The Senate yesterday cleared cloture on the $150 billion dollar tax extender bill, which includes an extension of unemployment benefits and the COBRA subsidy until the end of the year, by a 66-34 vote. Final passage is expected today. And there was much rejoicing in the White House.

Aside from Scott Brown again declining to be #41 by voting for cloture, what’s notable here is that the tax extender bill, if signed into law as is, would doom the health care bill. Sander Levin explains:

Rep. Sandy Levin (D-Mich.), the acting chairman of the House Ways and Means Committee, said a House-Senate conference might be needed on the $138 billion tax extenders bill being debated in the Senate.

One reason would be differences between the House and Senate over how the legislation should be paid for, Levin said Tuesday.

The Senate bill is partially paid for, but uses offsets included in President Obama’s health care proposal. Since offsets can’t be used in two bills, that’s a problem.
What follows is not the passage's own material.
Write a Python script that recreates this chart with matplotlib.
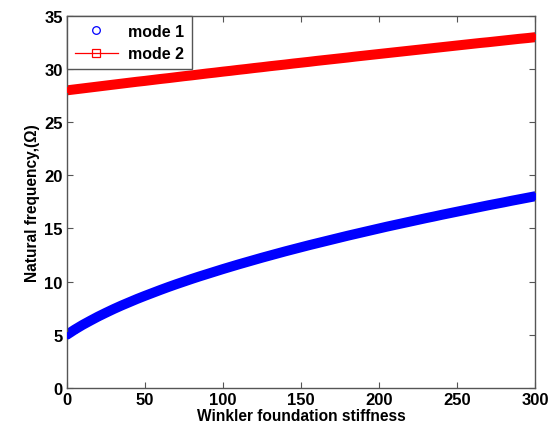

There’s a set of revenue offsets that have been thrown into just about every bill in Washington over the last several months, but haven’t passed yet. They include: closing the “black liquor” loophole that allows paper companies to claim an alternative fuel tax credit for using the same energy process they’ve used for decades; and the “economic substance doctrine” to shut down certain abusive tax shelters. Together these raise, or rather save, close to $35 billion dollars; but if they stay in the tax extenders bill, Democrats would have to find that revenue for the health care bill.

These revenue offsets – and they are inadequate to cover the full cost of the tax extenders bill, which means that Blue Dogs will want more of them – could sink the bill entirely. And the clock is ticking – that one-month extension of unemployment insurance and COBRA ends March 31. I suspect a conference committee will throw the lot of these jobs/tax extenders/safety net/revenue ideas into one omnibus mish-mash.